> [What you have to do]: Reproduce exactly, with no pictures, each line from the opening of the material down through the line containing "0.7000, 0.7092, 0.7185, 0.7277, 0.7370]".

> [Exercise materials]:

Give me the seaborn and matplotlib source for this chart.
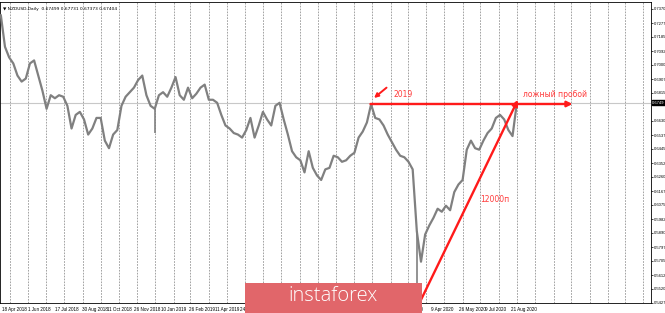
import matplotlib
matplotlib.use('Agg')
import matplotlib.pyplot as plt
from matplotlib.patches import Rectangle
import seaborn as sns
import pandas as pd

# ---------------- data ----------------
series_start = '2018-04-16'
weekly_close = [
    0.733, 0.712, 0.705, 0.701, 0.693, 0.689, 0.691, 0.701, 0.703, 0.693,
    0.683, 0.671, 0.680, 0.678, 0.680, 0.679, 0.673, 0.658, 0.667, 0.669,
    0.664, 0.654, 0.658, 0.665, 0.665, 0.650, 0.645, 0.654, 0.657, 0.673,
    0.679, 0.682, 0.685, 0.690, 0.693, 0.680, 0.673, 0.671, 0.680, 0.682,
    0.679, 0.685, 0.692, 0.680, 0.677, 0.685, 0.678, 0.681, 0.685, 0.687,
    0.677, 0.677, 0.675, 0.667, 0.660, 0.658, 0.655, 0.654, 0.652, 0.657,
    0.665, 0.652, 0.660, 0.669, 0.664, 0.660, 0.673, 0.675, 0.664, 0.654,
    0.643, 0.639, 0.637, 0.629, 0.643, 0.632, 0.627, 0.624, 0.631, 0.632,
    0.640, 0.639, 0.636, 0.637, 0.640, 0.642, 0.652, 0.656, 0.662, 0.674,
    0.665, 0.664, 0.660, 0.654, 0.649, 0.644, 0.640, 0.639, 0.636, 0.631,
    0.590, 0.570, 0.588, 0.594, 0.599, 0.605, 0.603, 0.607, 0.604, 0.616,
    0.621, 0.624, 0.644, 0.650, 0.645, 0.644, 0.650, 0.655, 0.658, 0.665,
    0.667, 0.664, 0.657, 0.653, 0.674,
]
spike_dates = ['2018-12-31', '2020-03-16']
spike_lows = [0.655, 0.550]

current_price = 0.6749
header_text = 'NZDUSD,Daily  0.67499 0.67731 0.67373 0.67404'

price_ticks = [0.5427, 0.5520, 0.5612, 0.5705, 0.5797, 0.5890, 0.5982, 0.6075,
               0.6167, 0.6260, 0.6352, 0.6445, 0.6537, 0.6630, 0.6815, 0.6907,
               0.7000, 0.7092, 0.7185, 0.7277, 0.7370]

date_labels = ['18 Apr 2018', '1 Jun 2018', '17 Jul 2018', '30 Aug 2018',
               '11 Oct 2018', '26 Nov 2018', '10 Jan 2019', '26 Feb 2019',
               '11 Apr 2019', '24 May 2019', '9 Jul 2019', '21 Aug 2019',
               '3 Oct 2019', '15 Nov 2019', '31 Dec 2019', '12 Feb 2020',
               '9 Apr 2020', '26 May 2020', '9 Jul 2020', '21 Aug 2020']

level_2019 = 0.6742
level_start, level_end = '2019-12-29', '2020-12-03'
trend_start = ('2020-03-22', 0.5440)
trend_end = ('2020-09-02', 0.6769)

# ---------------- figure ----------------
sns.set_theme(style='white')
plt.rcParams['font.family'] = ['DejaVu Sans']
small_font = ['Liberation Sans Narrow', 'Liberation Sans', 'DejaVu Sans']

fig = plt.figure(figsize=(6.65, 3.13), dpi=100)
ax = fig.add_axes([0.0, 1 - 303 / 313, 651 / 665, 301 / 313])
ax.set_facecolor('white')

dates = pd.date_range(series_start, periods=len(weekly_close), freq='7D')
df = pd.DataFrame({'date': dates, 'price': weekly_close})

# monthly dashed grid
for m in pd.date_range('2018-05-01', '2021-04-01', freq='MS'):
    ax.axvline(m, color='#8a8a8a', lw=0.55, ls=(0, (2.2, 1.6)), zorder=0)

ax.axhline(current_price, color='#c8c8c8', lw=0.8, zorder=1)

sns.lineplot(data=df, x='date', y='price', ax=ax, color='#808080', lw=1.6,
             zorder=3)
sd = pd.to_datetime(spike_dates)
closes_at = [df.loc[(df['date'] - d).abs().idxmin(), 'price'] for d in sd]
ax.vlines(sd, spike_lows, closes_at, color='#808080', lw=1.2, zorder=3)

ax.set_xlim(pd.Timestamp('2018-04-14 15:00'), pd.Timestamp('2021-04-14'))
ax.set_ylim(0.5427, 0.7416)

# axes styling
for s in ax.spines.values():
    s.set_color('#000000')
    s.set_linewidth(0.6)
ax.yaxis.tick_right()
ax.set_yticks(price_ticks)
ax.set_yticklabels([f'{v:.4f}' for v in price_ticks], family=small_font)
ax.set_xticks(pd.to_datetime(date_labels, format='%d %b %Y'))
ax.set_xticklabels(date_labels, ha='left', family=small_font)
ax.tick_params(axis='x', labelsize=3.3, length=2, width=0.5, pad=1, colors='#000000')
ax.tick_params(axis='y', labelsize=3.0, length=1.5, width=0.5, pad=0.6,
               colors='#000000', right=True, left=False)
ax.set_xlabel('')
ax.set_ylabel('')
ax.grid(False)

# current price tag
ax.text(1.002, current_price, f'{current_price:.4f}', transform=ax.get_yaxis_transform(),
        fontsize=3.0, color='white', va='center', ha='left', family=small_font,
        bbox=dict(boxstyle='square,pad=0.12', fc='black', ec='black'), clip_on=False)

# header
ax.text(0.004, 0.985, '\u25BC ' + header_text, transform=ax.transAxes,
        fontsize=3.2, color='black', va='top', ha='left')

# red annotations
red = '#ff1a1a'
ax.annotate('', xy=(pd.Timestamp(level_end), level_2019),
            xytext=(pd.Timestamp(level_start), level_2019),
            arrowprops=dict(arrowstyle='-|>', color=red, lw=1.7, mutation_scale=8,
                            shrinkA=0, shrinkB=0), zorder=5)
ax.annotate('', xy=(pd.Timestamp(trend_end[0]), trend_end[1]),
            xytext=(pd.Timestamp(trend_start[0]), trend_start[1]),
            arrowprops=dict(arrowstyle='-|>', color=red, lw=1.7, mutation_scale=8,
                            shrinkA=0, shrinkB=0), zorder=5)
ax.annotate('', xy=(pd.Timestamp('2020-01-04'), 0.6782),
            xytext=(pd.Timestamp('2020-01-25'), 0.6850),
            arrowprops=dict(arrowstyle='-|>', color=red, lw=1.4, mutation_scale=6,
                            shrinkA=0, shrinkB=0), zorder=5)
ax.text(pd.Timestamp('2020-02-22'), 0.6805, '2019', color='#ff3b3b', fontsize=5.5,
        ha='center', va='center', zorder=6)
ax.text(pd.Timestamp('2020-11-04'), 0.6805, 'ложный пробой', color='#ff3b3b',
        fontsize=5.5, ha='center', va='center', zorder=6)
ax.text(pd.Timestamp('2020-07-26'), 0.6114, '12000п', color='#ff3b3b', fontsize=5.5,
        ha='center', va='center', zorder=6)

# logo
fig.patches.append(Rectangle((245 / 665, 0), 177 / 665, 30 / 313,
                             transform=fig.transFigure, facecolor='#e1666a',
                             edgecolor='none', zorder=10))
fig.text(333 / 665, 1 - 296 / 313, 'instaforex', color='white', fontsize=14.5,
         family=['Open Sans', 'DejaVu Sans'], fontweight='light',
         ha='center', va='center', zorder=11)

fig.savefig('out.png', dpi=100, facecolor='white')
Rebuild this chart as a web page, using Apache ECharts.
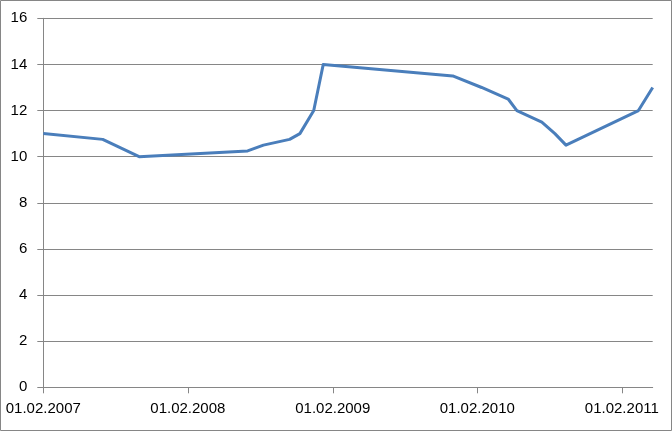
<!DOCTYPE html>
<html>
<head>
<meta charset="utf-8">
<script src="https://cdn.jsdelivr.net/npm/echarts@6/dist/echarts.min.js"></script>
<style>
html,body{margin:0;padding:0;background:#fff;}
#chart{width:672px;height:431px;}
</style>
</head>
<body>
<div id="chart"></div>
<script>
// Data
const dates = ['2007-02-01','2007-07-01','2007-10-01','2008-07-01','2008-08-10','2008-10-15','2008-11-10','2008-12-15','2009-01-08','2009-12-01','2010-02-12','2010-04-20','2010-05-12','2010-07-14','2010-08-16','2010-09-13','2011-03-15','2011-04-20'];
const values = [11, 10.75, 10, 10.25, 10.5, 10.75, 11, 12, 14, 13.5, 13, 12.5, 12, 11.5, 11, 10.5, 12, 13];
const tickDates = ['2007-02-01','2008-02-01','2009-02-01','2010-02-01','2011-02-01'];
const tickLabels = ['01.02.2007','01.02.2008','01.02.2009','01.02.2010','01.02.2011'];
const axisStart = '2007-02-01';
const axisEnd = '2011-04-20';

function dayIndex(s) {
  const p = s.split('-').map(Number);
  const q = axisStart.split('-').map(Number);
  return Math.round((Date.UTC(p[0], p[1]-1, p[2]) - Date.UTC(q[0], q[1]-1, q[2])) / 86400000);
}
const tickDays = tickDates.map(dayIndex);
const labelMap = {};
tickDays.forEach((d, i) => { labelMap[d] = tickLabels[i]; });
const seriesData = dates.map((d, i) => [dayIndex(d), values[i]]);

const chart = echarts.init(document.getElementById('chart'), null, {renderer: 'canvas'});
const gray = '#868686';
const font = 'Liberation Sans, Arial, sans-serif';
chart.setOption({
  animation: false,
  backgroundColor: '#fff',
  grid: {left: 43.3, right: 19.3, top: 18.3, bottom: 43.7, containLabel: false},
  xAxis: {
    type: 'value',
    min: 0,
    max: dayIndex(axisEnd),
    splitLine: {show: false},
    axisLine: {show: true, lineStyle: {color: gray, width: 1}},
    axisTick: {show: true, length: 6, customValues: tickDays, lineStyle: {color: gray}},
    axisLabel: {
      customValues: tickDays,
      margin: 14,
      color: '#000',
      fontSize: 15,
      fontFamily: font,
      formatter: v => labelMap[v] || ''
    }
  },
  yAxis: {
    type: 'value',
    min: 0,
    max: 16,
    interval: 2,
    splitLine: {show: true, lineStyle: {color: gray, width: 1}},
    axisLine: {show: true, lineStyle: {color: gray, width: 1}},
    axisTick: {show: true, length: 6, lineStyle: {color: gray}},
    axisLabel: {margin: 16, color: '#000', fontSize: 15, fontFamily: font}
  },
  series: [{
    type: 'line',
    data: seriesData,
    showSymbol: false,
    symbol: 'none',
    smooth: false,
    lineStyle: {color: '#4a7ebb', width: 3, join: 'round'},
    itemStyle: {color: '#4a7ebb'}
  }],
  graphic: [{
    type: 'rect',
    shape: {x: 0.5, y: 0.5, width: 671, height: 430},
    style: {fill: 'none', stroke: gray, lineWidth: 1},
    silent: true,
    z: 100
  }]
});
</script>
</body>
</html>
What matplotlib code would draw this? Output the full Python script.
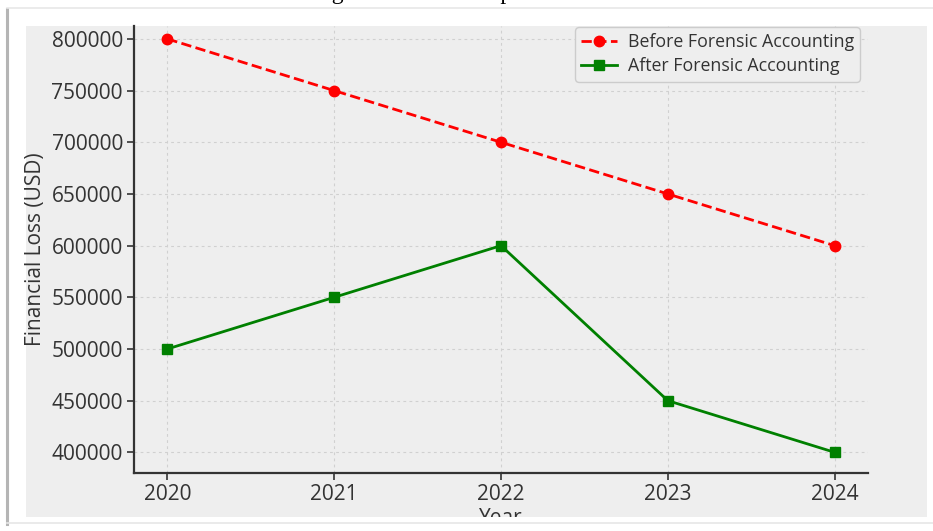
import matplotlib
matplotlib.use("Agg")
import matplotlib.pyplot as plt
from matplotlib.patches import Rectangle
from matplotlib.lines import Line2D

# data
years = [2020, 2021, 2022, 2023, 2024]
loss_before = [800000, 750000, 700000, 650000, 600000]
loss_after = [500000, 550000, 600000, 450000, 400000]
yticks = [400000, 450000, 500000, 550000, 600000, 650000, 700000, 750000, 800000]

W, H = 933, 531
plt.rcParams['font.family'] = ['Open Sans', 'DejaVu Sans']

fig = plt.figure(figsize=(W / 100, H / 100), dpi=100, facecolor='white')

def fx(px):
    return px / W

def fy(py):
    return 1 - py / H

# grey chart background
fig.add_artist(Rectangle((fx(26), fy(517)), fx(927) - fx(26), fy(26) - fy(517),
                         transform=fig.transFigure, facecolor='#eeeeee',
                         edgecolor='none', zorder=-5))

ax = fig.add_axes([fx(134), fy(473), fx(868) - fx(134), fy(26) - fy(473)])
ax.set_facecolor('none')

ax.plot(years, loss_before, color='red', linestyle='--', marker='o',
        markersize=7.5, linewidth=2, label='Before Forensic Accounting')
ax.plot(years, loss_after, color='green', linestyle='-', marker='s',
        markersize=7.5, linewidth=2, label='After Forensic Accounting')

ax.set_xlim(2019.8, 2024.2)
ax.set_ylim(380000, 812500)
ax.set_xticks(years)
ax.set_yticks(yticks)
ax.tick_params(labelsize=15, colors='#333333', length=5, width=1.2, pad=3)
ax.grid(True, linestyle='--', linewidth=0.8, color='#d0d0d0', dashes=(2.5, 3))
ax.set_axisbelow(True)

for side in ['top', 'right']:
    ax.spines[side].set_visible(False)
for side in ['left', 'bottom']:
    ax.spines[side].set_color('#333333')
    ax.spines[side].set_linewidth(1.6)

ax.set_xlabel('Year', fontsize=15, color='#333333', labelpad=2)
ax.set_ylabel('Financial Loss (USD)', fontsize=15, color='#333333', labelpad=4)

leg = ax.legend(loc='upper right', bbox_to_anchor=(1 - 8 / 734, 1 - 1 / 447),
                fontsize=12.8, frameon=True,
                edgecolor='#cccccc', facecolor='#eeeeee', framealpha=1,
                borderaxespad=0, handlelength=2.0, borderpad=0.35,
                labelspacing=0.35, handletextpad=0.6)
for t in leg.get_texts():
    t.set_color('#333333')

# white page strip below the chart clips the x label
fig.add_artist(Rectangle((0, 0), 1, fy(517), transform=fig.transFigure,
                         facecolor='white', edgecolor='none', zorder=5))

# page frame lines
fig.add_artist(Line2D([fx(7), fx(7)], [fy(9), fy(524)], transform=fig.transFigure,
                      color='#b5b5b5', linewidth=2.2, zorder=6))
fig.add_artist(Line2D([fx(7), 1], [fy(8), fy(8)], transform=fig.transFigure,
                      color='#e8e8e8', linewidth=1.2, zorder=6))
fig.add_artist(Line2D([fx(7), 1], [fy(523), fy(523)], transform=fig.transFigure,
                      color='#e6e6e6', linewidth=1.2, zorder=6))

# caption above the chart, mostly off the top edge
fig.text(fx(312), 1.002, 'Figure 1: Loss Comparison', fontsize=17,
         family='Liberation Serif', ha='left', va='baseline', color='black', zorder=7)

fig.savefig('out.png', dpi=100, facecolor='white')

> [Task result]:
Give me the seaborn and matplotlib source for this chart.
import matplotlib
matplotlib.use('Agg')
import matplotlib.pyplot as plt
from matplotlib.patches import Rectangle
import seaborn as sns
import pandas as pd

# ---------------- data ----------------
series_start = '2018-04-16'
weekly_close = [
    0.733, 0.712, 0.705, 0.701, 0.693, 0.689, 0.691, 0.701, 0.703, 0.693,
    0.683, 0.671, 0.680, 0.678, 0.680, 0.679, 0.673, 0.658, 0.667, 0.669,
    0.664, 0.654, 0.658, 0.665, 0.665, 0.650, 0.645, 0.654, 0.657, 0.673,
    0.679, 0.682, 0.685, 0.690, 0.693, 0.680, 0.673, 0.671, 0.680, 0.682,
    0.679, 0.685, 0.692, 0.680, 0.677, 0.685, 0.678, 0.681, 0.685, 0.687,
    0.677, 0.677, 0.675, 0.667, 0.660, 0.658, 0.655, 0.654, 0.652, 0.657,
    0.665, 0.652, 0.660, 0.669, 0.664, 0.660, 0.673, 0.675, 0.664, 0.654,
    0.643, 0.639, 0.637, 0.629, 0.643, 0.632, 0.627, 0.624, 0.631, 0.632,
    0.640, 0.639, 0.636, 0.637, 0.640, 0.642, 0.652, 0.656, 0.662, 0.674,
    0.665, 0.664, 0.660, 0.654, 0.649, 0.644, 0.640, 0.639, 0.636, 0.631,
    0.590, 0.570, 0.588, 0.594, 0.599, 0.605, 0.603, 0.607, 0.604, 0.616,
    0.621, 0.624, 0.644, 0.650, 0.645, 0.644, 0.650, 0.655, 0.658, 0.665,
    0.667, 0.664, 0.657, 0.653, 0.674,
]
spike_dates = ['2018-12-31', '2020-03-16']
spike_lows = [0.655, 0.550]

current_price = 0.6749
header_text = 'NZDUSD,Daily  0.67499 0.67731 0.67373 0.67404'

price_ticks = [0.5427, 0.5520, 0.5612, 0.5705, 0.5797, 0.5890, 0.5982, 0.6075,
               0.6167, 0.6260, 0.6352, 0.6445, 0.6537, 0.6630, 0.6815, 0.6907,
               0.7000, 0.7092, 0.7185, 0.7277, 0.7370]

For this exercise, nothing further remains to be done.